Herausforderungen und Strategien
Die Entwicklungen kommen zu einem Zeitpunkt, an dem die Biden-Regierung diese Woche Zölle von 100 Prozent auf Importe chinesischer Elektroautos angekündigt hat, während die Europäische Union ähnliche Maßnahmen erwägt. Dies geschieht vor dem Hintergrund wachsender Spannungen zwischen den USA und China, die sich auch auf fortschrittliche Halbleiter konzentrieren.
Li kritisierte diese Zölle als „unangemessen“ und warnte vor den möglichen negativen Auswirkungen auf Verbraucher und Klimaziele. „Die Zölle der USA auf chinesische Elektroautos sind ein hinderlicher Schritt für die globale Klimastrategie“, sagte er. Im Gegensatz dazu bezeichnete Li die chinesischen Zölle auf Autoimporte als angemessen und unterstützte die Abschaffung von Zöllen auf Importfahrzeuge mit neuer Energie, zu denen auch Hybrid- und reine Elektrofahrzeuge gehören.
Wettbewerb in China
China erlebt einen rasanten Anstieg der Verkäufe von Fahrzeugen mit neuer Antriebstechnik. Dieser harte Wettbewerb zwingt Unternehmen wie Tesla dazu, die Preise zu senken. „Wir erwarten, dass der Großteil des Preiskampfs vorbei ist“, sagte Li optimistisch und prognostizierte, dass letztendlich etwa zehn Autohersteller aus dem Markt ausscheiden würden, wodurch etwa 20 bis 30 Akteure verbleiben. „Zu den Überlebenden werden sowohl globale Autohersteller als auch inländische chinesische Akteure sowie innovative Start-ups gehören“, fügte er hinzu.
Li hob hervor, dass Nio sich auf stabile Preise konzentrieren werde.
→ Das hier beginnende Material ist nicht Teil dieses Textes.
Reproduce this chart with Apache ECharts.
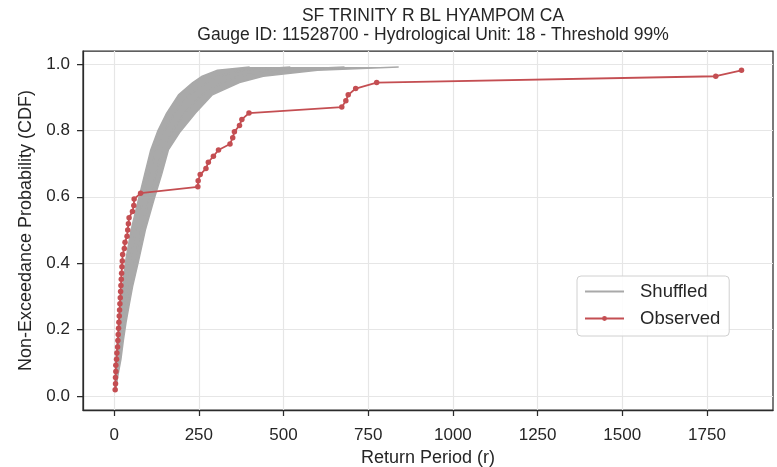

Für seine preisgünstigere Marke Onvo plant das Unternehmen, jedes Jahr ein neues Modell auf den Markt zu bringen. „Nächste Jahr wird ein weiteres SUV für größere Familien eingeführt“, sagte Li.
Er schätzt, dass Onvo mit einem monatlichen Verkaufsvolumen von etwa 20.000 Einheiten einen positiven Einfluss auf Nio haben könnte. Das an der US-Börse notierte Unternehmen kämpft weiterhin mit finanziellen Verlusten, investiert aber stark in Forschung, Batterieladestationen und Wechselstationen. „Unsere Infrastruktur soll uns langfristig Wettbewerbsvorteile verschaffen“, erklärte Li.
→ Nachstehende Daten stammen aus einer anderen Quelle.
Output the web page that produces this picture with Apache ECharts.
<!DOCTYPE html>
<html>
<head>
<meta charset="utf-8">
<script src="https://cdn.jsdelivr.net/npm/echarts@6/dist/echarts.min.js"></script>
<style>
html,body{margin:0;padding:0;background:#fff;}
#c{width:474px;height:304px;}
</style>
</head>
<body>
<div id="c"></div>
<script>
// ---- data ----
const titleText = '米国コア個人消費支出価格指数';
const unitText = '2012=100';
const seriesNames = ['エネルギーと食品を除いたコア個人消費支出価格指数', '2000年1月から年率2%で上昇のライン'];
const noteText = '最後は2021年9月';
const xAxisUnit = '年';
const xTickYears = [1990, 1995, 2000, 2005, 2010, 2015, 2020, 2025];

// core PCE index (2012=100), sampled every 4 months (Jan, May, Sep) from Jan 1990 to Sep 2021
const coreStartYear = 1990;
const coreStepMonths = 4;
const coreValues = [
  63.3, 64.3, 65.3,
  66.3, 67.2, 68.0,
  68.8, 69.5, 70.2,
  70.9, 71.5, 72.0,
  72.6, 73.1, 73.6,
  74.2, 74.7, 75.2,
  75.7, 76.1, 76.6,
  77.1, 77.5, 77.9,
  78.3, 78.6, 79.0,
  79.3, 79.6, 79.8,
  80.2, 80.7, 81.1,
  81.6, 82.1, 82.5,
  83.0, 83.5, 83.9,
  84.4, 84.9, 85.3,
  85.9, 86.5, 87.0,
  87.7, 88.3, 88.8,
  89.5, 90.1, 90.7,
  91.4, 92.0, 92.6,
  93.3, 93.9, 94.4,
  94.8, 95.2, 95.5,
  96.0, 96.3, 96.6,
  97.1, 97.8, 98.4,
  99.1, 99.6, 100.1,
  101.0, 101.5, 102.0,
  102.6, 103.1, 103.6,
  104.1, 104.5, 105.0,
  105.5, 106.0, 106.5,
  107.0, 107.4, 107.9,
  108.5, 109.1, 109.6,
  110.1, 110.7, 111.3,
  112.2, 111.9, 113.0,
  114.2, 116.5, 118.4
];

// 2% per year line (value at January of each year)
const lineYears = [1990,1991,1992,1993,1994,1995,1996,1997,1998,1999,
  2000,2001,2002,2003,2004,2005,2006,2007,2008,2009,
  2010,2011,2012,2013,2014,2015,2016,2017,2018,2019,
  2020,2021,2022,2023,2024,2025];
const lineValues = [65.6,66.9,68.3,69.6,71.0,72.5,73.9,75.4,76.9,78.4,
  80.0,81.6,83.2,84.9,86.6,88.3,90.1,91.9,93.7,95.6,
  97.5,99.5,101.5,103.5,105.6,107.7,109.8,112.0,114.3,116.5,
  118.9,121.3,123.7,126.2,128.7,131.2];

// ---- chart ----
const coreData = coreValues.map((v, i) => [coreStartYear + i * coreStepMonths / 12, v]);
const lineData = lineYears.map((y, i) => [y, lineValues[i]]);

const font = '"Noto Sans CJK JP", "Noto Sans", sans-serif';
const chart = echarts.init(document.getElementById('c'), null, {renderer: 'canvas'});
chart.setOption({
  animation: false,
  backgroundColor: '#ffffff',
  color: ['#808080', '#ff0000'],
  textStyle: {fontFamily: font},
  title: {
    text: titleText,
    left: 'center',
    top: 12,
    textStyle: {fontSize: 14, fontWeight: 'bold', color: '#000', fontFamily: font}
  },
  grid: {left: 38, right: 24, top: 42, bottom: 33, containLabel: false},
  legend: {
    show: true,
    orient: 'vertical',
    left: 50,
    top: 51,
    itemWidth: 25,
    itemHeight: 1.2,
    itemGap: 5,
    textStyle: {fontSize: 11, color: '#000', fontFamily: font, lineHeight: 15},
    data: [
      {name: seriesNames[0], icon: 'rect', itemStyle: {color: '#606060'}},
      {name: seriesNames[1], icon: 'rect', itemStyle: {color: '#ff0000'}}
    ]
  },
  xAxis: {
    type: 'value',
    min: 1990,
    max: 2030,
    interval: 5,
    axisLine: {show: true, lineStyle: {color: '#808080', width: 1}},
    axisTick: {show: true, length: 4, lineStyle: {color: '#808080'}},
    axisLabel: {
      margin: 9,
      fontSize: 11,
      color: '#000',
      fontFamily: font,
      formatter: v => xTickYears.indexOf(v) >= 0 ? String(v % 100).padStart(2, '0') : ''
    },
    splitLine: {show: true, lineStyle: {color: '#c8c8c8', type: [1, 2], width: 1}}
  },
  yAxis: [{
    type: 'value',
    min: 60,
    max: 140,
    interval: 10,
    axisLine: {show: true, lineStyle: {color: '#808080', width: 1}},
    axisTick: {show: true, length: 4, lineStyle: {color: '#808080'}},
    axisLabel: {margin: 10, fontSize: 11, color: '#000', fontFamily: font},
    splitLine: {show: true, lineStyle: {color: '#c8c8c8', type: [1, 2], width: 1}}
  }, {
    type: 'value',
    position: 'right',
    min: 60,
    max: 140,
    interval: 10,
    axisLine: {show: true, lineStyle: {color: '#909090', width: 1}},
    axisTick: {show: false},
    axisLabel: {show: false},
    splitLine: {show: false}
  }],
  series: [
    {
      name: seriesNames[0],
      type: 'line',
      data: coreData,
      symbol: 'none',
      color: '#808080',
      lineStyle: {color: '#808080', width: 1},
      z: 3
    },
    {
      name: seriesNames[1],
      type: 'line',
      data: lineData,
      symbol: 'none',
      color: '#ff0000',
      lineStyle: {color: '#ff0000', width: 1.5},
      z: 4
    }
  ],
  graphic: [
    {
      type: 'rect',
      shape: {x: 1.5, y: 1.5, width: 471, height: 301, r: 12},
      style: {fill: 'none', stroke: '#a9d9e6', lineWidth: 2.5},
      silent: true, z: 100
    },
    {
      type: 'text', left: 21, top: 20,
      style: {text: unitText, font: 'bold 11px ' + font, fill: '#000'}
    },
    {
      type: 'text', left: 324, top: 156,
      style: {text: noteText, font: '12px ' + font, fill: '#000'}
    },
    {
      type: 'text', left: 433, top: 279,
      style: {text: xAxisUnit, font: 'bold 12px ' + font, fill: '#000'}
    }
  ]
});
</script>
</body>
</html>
Onvo-Nutzer bekommen Zugang zum Batterieladenetzwerk und Wechselstationen von Nio, jedoch nicht zu den exklusiven Nio House-Klubhäusern, die für die Premiumkunden vorbehalten sind. Eine innovative Verkaufsstrategie von Nio besteht darin, die Karosserie eines Autos vom Energiesystem zu trennen, sodass Kunden weniger im Voraus zahlen und die Batteriedienste über ein monatliches Abonnement nutzen können.
„Der Abonnementplan für den Batterieservice von Onvo wird im September veröffentlicht, zeitgleich mit dem Beginn der Auslieferung des L60“, kündigte Li abschließend an.
Das macht die Nio-Aktie
Die Nio-Aktie schloss am Donnerstag um knapp acht Prozent tiefer bei 5,33 Dollar. Vorbörslich steigt sie um 1,1 Prozent.